There is a very real chance that the UK will leave the EU following the referendum on 23 June.
That was the very clear message from economist Roger Bootle, chairman of Capital Economics, speaking at the International Hotel Investment Forum (IHIF) in Berlin this week. However, he was not so decisive about whether the UK will be better off leaving or remaining in Europe.
"Some economists believe the UK could lose up to 12% of GDP if we leave, others say we could gain 12% of GDP by staying," he told delegates at the InterContinental hotel. "The honest economists amongst us don't know what the consequences of leaving the UK will be."

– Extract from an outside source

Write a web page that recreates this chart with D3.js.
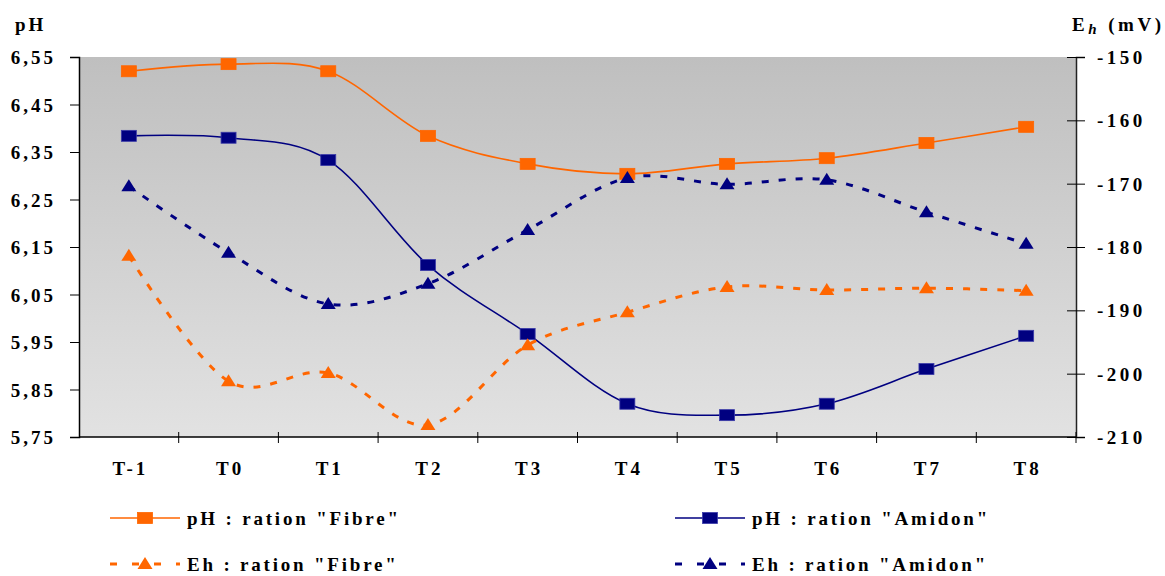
<!DOCTYPE html>
<html>
<head>
<meta charset="utf-8">
<script src="https://cdn.jsdelivr.net/npm/d3@7"></script>
<style>
  html, body { margin: 0; padding: 0; background: #ffffff; }
  svg text { font-family: "Liberation Serif", "Times New Roman", serif; font-weight: bold; fill: #000; }
</style>
</head>
<body>
<div id="chart"></div>
<script>
const CATEGORIES = ["T-1", "T0", "T1", "T2", "T3", "T4", "T5", "T6", "T7", "T8"];

const PH_FIBRE = [6.52, 6.535, 6.52, 6.384, 6.325, 6.304, 6.325, 6.337, 6.369, 6.403];
const PH_AMIDON = [6.384, 6.38, 6.333, 6.112, 5.967, 5.82, 5.796, 5.82, 5.893, 5.963];
const EH_FIBRE = [-181.4, -201.2, -199.9, -208.1, -195.5, -190.3, -186.3, -186.8, -186.5, -186.9];
const EH_AMIDON = [-170.4, -180.9, -189.0, -185.8, -177.3, -169.1, -170.1, -169.4, -174.5, -179.5];

const PH_TICKS = [5.75, 5.85, 5.95, 6.05, 6.15, 6.25, 6.35, 6.45, 6.55];
const EH_TICKS = [-210, -200, -190, -180, -170, -160, -150];

const SERIES = [
  { label: 'pH : ration "Fibre"', values: PH_FIBRE, axis: "ph", color: "#ff6600", marker: "square", dashed: false },
  { label: 'pH : ration "Amidon"', values: PH_AMIDON, axis: "ph", color: "#000080", marker: "square", dashed: false },
  { label: 'Eh : ration "Fibre"', values: EH_FIBRE, axis: "eh", color: "#ff6600", marker: "triangle", dashed: true },
  { label: 'Eh : ration "Amidon"', values: EH_AMIDON, axis: "eh", color: "#000080", marker: "triangle", dashed: true },
];

const width = 1165;
const height = 576;
const plot = { left: 79, right: 1076, top: 57, bottom: 437 };

const svg = d3.select("#chart")
  .append("svg")
  .attr("width", width)
  .attr("height", height);

const defs = svg.append("defs");
const grad = defs.append("linearGradient")
  .attr("id", "bg")
  .attr("x1", 0).attr("y1", 0).attr("x2", 0).attr("y2", 1);
grad.append("stop").attr("offset", "0%").attr("stop-color", "#bfbfbf");
grad.append("stop").attr("offset", "100%").attr("stop-color", "#e2e2e2");

const xScale = d3.scaleBand()
  .domain(CATEGORIES)
  .range([plot.left, plot.right]);
const xc = (c) => xScale(c) + xScale.bandwidth() / 2;

const yPh = d3.scaleLinear().domain([5.75, 6.55]).range([plot.bottom, plot.top]);
const yEh = d3.scaleLinear().domain([-210, -150]).range([plot.bottom, plot.top]);

svg.append("rect")
  .attr("x", plot.left)
  .attr("y", plot.top)
  .attr("width", plot.right - plot.left)
  .attr("height", plot.bottom - plot.top)
  .attr("fill", "url(#bg)");

// left axis
const leftAxis = svg.append("g")
  .attr("transform", `translate(${plot.left},0)`)
  .call(d3.axisLeft(yPh).tickValues(PH_TICKS).tickSize(9).tickPadding(0)
    .tickFormat((d) => d.toFixed(2).replace(".", ",")));
leftAxis.select(".domain").attr("stroke", "#000").attr("stroke-width", 1.5);
leftAxis.selectAll(".tick line").attr("stroke", "#000").attr("stroke-width", 1);
leftAxis.selectAll(".tick text")
  .attr("x", -23)
  .attr("dy", "0.35em")
  .attr("font-size", 19)
  .style("letter-spacing", "3px")
  .style("font-family", '"Liberation Serif", serif')
  .style("font-weight", "bold");

// right axis
const rightAxis = svg.append("g")
  .attr("transform", `translate(${plot.right},0)`)
  .call(d3.axisRight(yEh).tickValues(EH_TICKS).tickSize(9).tickPadding(0)
    .tickFormat((d) => String(d)));
rightAxis.select(".domain").attr("stroke", "#222").attr("stroke-width", 1.5);
rightAxis.selectAll(".tick line").attr("x1", -9).attr("stroke", "#000");
rightAxis.selectAll(".tick text")
  .attr("x", 21)
  .attr("dy", "0.35em")
  .attr("font-size", 19)
  .style("letter-spacing", "3.5px")
  .style("font-family", '"Liberation Serif", serif')
  .style("font-weight", "bold");

// bottom axis
const bottom = svg.append("g");
bottom.append("line")
  .attr("x1", plot.left).attr("x2", plot.right)
  .attr("y1", plot.bottom).attr("y2", plot.bottom)
  .attr("stroke", "#000").attr("stroke-width", 1.5);
bottom.selectAll("line.tick")
  .data(CATEGORIES.slice(1).concat(["__end"]))
  .join("line")
  .attr("class", "tick")
  .attr("x1", (d) => (d === "__end" ? plot.right : xScale(d)))
  .attr("x2", (d) => (d === "__end" ? plot.right : xScale(d)))
  .attr("y1", plot.bottom - 5)
  .attr("y2", plot.bottom + 6)
  .attr("stroke", "#000");
bottom.selectAll("text")
  .data(CATEGORIES)
  .join("text")
  .attr("x", (d) => xc(d) + 1.5)
  .attr("y", 475)
  .attr("text-anchor", "middle")
  .attr("font-size", 19)
  .style("letter-spacing", "3px")
  .text((d) => d);

// titles
svg.append("text")
  .attr("x", 15).attr("y", 31)
  .attr("font-size", 19)
  .style("letter-spacing", "3px")
  .text("pH");

const ehTitle = svg.append("text")
  .attr("x", 1072).attr("y", 31)
  .attr("font-size", 19)
  .style("letter-spacing", "3.5px");
ehTitle.append("tspan").text("E");
ehTitle.append("tspan").attr("font-style", "italic").attr("font-size", 15).attr("dy", 3).text("h");
ehTitle.append("tspan").attr("dy", -3).text("\u00a0(mV)");

// series
const line = d3.line()
  .x((d) => xc(d.cat))
  .y((d) => d.y)
  .curve(d3.curveCatmullRom.alpha(0));

function drawMarker(g, type, color, x, y) {
  if (type === "square") {
    g.append("rect")
      .attr("x", x - 7.5).attr("y", y - 5.5)
      .attr("width", 15).attr("height", 11)
      .attr("fill", color)
      .attr("stroke", color === "#000080" ? "#3a3aa8" : color)
      .attr("stroke-width", 0.8);
  } else {
    g.append("path")
      .attr("d", `M${x},${y - 7}L${x + 7.5},${y + 5}L${x - 7.5},${y + 5}Z`)
      .attr("fill", color);
  }
}

const seriesLayer = svg.append("g");
SERIES.forEach((s) => {
  const scale = s.axis === "ph" ? yPh : yEh;
  const pts = CATEGORIES.map((cat, i) => ({ cat, y: scale(s.values[i]) }));
  seriesLayer.append("path")
    .datum(pts)
    .attr("fill", "none")
    .attr("stroke", s.color)
    .attr("stroke-width", s.dashed ? 3 : 1.6)
    .attr("stroke-dasharray", s.dashed ? "7,10" : null)
    .attr("d", line);
});
SERIES.forEach((s) => {
  const scale = s.axis === "ph" ? yPh : yEh;
  const g = seriesLayer.append("g");
  CATEGORIES.forEach((cat, i) => drawMarker(g, s.marker, s.color, xc(cat), scale(s.values[i])));
});

// legend
const legendPos = [
  { x: 110, y: 518 },
  { x: 675, y: 518 },
  { x: 110, y: 564 },
  { x: 675, y: 564 },
];
SERIES.forEach((s, i) => {
  const p = legendPos[i];
  const g = svg.append("g").attr("transform", `translate(${p.x},${p.y})`);
  g.append("line")
    .attr("x1", 0).attr("x2", 70)
    .attr("y1", 0).attr("y2", 0)
    .attr("stroke", s.color)
    .attr("stroke-width", s.dashed ? 3 : 1.6)
    .attr("stroke-dasharray", s.dashed ? "7,15" : null);
  drawMarker(g, s.marker, s.color, 35, 0);
  g.append("text")
    .attr("x", 77)
    .attr("y", 7)
    .attr("font-size", 19)
    .style("letter-spacing", "2.8px")
    .text(s.label);
});
</script>
</body>
</html>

Bootle highlighted that some of the gains of Brexit included savings in EU contributions, less regulation, the ability to strike new trade deals, a new skills-based migration policy and a boost to confidence and investment. On the other hand, the losses to the UK could be possible tariffs on export to the EU, loss of access to the single market, damage to the City, lower population growth and a drop in foreign direct investment.
"I don't think it will be a disaster if we leave. Some say that it will be a major blow to the City if we pull out of the EU with a number of major banks closing down their London operations and moving their headquarters to Paris or Frankfurt. This would obviously have a major impact on hotels and employment in the capital, but the idea that this is going to actually happen is frankly bonkers.
"If we do leave, there would be a two-year period of negotiations when there could be considerable uncertainty. But I believe a good trade deal will be struck as there will be a strong incentive to reach an agreement on both sides.
"The real big issue of Britain leaving will be the consequences for the future of the EU. It will be a time of continued worry about the eurozone and migration. The EU could unravel," he warned.
A survey published during IHIF by law firm Berwin Leighton Paisner showed that 54% of hotel industry professionals believe that Brexit is likely to adversely impact revpar and mergers and acquisitions activities in the UK.